If there was a success story at the box office this year, it was Toy Story 3. The highest-grossing film of the year and the 5th highest-grossing film of all time made over a billion dollars and – crucially, considering that its closest contender for the biggest box office sales in 2010 was The Twilight Saga: Eclipse – received almost universal critical acclaim. It was a film that appealed to pretty much everyone: those in their late teens and early twenties who have grown up with the franchise, older adults who took their kids to see the first film, and of course the children of a new generation (it’s not a film that presupposes much knowledge of the original two to make sense).
With that in mind, it’d be a shock if it wasn’t a shoe-in for Best Animated Feature at this year’s Oscars – the jury would have to be insane not to nominate it, and only slightly less nuts to let another film win the award. With such high acclaim, it’ll almost definitely get a Best Picture nomination too, like last year’s Up. But can it win?
With pretty much everyone in agreement on the category TS3 should win, and dispassionate about the host of technical awards Pixar could also rake in, the potential nomination for Best Picture is one that has some in Hollywood up in arms, and others nodding with smug satisfaction. On the one hand, it is controversial: an animated feature has never won Best Picture (though both Beauty and the Beast and Up have been nominated), and it’s perfectly possible that this isn’t just because the opportunity hasn’t arisen. Purists might argue that with animation, the job of the actor is significantly reduced – they only need to concentrate on their voice, and for all we know they could be gurning in the recording studios where they provide their creative input. Half of the emotion is arguably transferred to the talented animators and technical teams who put in the hours to make sure that every character resonates perfectly.

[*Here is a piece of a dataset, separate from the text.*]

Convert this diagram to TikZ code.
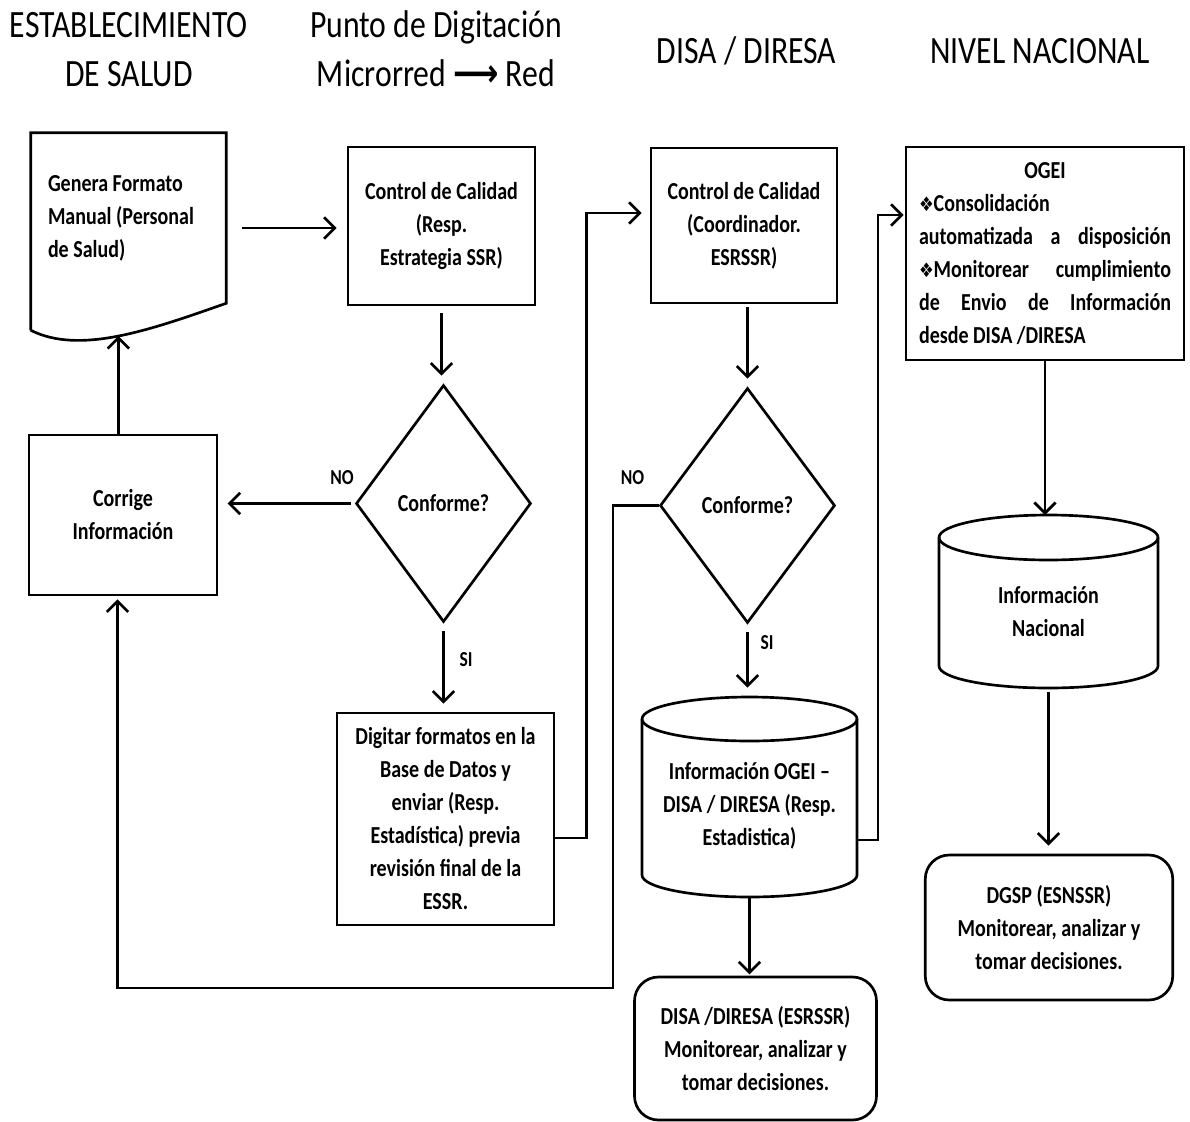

A closer look at the Oscar nominations for last year back this up a little: five of the nominations for Best Actor or Actress were from films nominated for Best Picture, and – notably – it was The Hurt Locker, with Jeremy Renner nominated for Best Actor, that won Best Picture in the end.
Of course, this all sounds very intuitive – it doesn’t take a genius to work out that sometimes an otherwise dire film can be elevated to new heights because of the performance of its starring actors. But if there’s anything that Avatar showed us, it’s that sometimes the reverse can be true. With lacklustre performances and a plot lifted entirely from Pocahontas, two of the elements one would think were essential ended up being more than made up for by stunning visuals, a breathtaking setting and perfectly executed action sequences – it was technical mastery that lifted it out of the dirt and made it the highest-grossing film of all time. That, and the fact that it was rubbish if you didn’t pay extra to see it in 3D.

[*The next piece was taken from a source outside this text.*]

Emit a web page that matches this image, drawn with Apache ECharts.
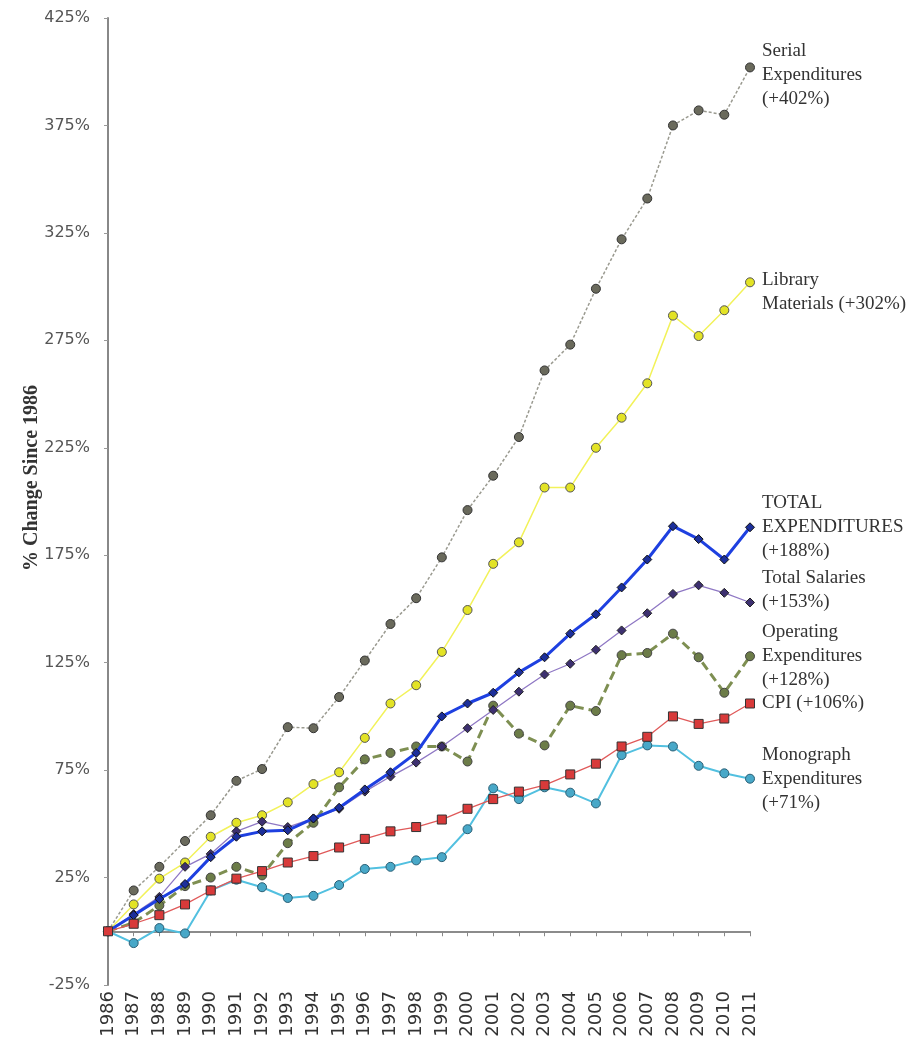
<!DOCTYPE html>
<html>
<head>
<meta charset="utf-8">
<script src="https://cdn.jsdelivr.net/npm/echarts@6/dist/echarts.min.js"></script>
<style>
html,body{margin:0;padding:0;background:#fff;}
#chart{width:909px;height:1044px;}
</style>
</head>
<body>
<div id="chart"></div>
<script>
var years = ['1986','1987','1988','1989','1990','1991','1992','1993','1994','1995','1996','1997','1998','1999','2000','2001','2002','2003','2004','2005','2006','2007','2008','2009','2010','2011'];
var serial =    [0,19,30,42,54,70,75.5,95,94.5,109,126,143,155,174,196,212,230,261,273,299,322,341,375,382,380,402];
var library =   [0,12.5,24.5,32,44,50.5,54,60,68.5,74,90,106,114.5,130,149.5,171,181,206.5,206.5,225,239,255,286.5,277,289,302];
var totalExp =  [0,7.5,15,22,34.5,44,46.5,47,52.5,57.5,66,74,83,100,106,111,120.5,127.5,138.5,147.5,160,173,188.5,182.5,173,188];
var salaries =  [0,8,16,30,36,46.5,51,48.5,52.5,57,65,72,78.5,86,94.5,103,111.5,119.5,124.5,131,140,148,157,161,157.5,153];
var operating = [0,4,12,21,25,30,26,41,50.5,67,80,83,86,86,79,105,92,86.5,105,102.5,128.5,129.5,138.5,127.5,111,128];
var cpi =       [0,3.5,7.5,12.5,19,24.5,28,32,35,39,43,46.5,48.5,52,57,61.5,65,68,73,78,86,90.5,100,96.5,99,106];
var monograph = [0,-5.5,1.5,-1,19,24,20.5,15.5,16.5,21.5,29,30,33,34.5,47.5,66.5,61.5,67,64.5,59.5,82,86.5,86,77,73.5,71];

var labelSerial = 'Serial\nExpenditures\n(+402%)';
var labelLibrary = 'Library\nMaterials (+302%)';
var labelTotal = 'TOTAL\nEXPENDITURES\n(+188%)';
var labelSalaries = 'Total Salaries\n(+153%)';
var labelOperating = 'Operating\nExpenditures\n(+128%)';
var labelCpi = 'CPI (+106%)';
var labelMonograph = 'Monograph\nExpenditures\n(+71%)';
var yTitle = '% Change Since 1986';

var chart = echarts.init(document.getElementById('chart'), null, {renderer:'canvas'});

function endLbl(text, dy){
  return {
    show: true,
    formatter: function(){ return text; },
    fontFamily: 'Liberation Serif',
    fontSize: 19,
    lineHeight: 24,
    color: '#333',
    distance: 12,
    offset: [0, dy],
    align: 'left'
  };
}

function mk(name, data, o){
  return {
    name: name,
    type: 'line',
    xAxisIndex: 0,
    data: data,
    symbol: o.symbol,
    symbolSize: o.size,
    showAllSymbol: true,
    z: o.z,
    lineStyle: {color: o.line, width: o.width, type: o.type || 'solid'},
    itemStyle: {color: o.fill, borderColor: o.border, borderWidth: 1},
    endLabel: endLbl(o.label, o.dy),
    animation: false
  };
}

var option = {
  animation: false,
  backgroundColor: '#fff',
  grid: {left: 108, right: 159, top: 18, bottom: 59, containLabel: false},
  xAxis: [{
    type: 'category',
    data: years,
    boundaryGap: false,
    position: 'bottom',
    axisLine: {show: false, onZero: false},
    axisTick: {show: false},
    axisLabel: {rotate: 90, fontFamily: 'DejaVu Sans', fontSize: 18, color: '#333', margin: 6, interval: 0},
    splitLine: {show: false}
  },{
    type: 'category',
    data: years,
    boundaryGap: false,
    position: 'top',
    axisLine: {show: true, onZero: true, lineStyle: {color: '#666', width: 1.5}},
    axisTick: {show: true, inside: true, length: 5, alignWithLabel: true, interval: 0, lineStyle: {color: '#888'}},
    axisLabel: {show: false},
    splitLine: {show: false}
  }],
  yAxis: {
    type: 'value',
    min: -25, max: 425, interval: 50,
    axisLine: {show: true, lineStyle: {color: '#888', width: 2}},
    axisTick: {show: true, length: 4, lineStyle: {color: '#999'}},
    axisLabel: {formatter: '{value}%', fontFamily: 'DejaVu Sans', fontSize: 16, color: '#555', margin: 18},
    splitLine: {show: false}
  },
  graphic: [{
    type: 'text',
    x: 32, y: 478,
    rotation: Math.PI/2,
    style: {text: yTitle, fontFamily: 'Liberation Serif', fontWeight: 'bold', fontSize: 20, fill: '#333', textAlign: 'center', textVerticalAlign: 'middle'}
  }],
  series: [
    mk('Serial Expenditures', serial, {symbol:'circle', size:9, line:'#9a9a90', width:1.5, type:[3,2], fill:'#6a6a5c', border:'#333', label:labelSerial, dy:8, z:2}),
    mk('Library Materials', library, {symbol:'circle', size:9, line:'#f2f25a', width:1.5, fill:'#e3e325', border:'#555', label:labelLibrary, dy:10, z:3}),
    mk('Operating Expenditures', operating, {symbol:'circle', size:9, line:'#7e8f52', width:3, type:[9,5], fill:'#6c7c48', border:'#444', label:labelOperating, dy:0, z:4}),
    mk('Total Salaries', salaries, {symbol:'diamond', size:9, line:'#8f78c4', width:1.3, fill:'#3d3070', border:'#222', label:labelSalaries, dy:-12, z:5}),
    mk('Total Expenditures', totalExp, {symbol:'diamond', size:9, line:'#1e40e0', width:3, fill:'#1c2f9a', border:'#111', label:labelTotal, dy:0, z:6}),
    mk('Monograph Expenditures', monograph, {symbol:'circle', size:9, line:'#52c0e0', width:2, fill:'#48a8c8', border:'#2b5f75', label:labelMonograph, dy:0, z:7}),
    mk('CPI', cpi, {symbol:'rect', size:9, line:'#e05a5a', width:1.3, fill:'#d83a3a', border:'#333', label:labelCpi, dy:0, z:8})
  ]
};
chart.setOption(option);
</script>
</body>
</html>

Back to Toy Story 3: a film with excellent voice acting, a killer story, a fantastic world to explore and some genuine moments of catharsis. It’s a film where everything fits into place, something Pixar have always been good at: where Tom Hanks’s impeccable voice work ends, Woody’s facial expressions pick up seamlessly. If it wins Best Picture, it’ll be a shock to the system – the first time in a long while where a film hasn’t won because of an astounding lead performance, but instead a groundbreaking collaboration on all fronts. But then, the PR division at Pixar know that, and that’s why they’re leading their posters with lines like “not since Lord of the Rings: Return of the King…” – they know that a win would be unorthodox, so they’re championing past winners that shocked the world. With any luck, somewhere down the line the phrase “not since Toy Story 3” will be used by future Oscar hopefuls.